Riferimenti bibliografici
-
Annan K. (1999), Introduction to Secretary-General’s Annual Report on the Work of the Organization of United Nations (document A/54/1)
-
Esposito F., Russo M., Sargolini M., Sartli L., Virgili V. (a cura) (2017), Building Back Better: idee e percorsi per la costruzione di comunità resilienti, Carocci editore pressonline, Roma
-
Guidoboni E., Valensise G. (2011), Il peso economico e sociale dei disastri sismici in Italia negli ultimi 150 anni, Bup, Bologna.
-
Ligorio P. (2006) [1571]), Libro di diversi terremoti, codice 28 delle Antichità Romane, Archivio di Stato di Torino, a cura di E. Guidoboni, Edizione nazionale delle Opere di Pirro Ligorio, De Luca Editore, Roma
-
Pagliacci F. (2017), La geografia della pericolosità nell’Italia rurale, Agriregionieuropa 51
-
Sargolini M. (2017), “Paesaggi da rigenerare”, in: Esposito F. et al. (a cura), (2017), Building Back Better: idee e percorsi per la costruzione di comunità resilienti, Carocci editore pressonline, Roma
- 1. In particolare due ordinanze hanno offerto un concreto contributo in questa direzione: Ord. n. 25 del 24/maggio/2017 , Criteri per la perimetrazione dei centri e nuclei di particolare interesse che risultano maggiormente colpiti dagli eventi sismici verificatisi a far data dal 24 agosto 2016: Ord. n. 39 dell’08/settembre/2017, Principi di indirizzo per la pianificazione attuativa connessa agli interventi di ricostruzione nei centri storici e nuclei urbani maggiormente colpiti dagli eventi sismici verificatisi a far data dal 24 agosto 2016.

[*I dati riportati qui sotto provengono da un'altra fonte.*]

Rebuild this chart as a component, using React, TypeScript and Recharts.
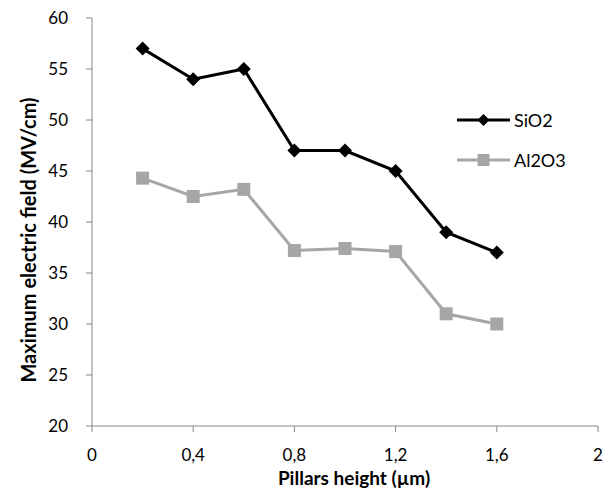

- 2. Alcune considerazioni sono emerse a seguito dell’ultimo convegno annuale dei Territorialisti: “Dai territori della resistenza alle comunità di patrimonio. Percorsi di autorganizzazione e autogoverno per le aree fragili” Matelica, 12-14 ottobre 2017, in cui sono state delineate nuove visioni strategiche tese a rovesciare il paradigma dei “piccoli centri in via d’estinzione”.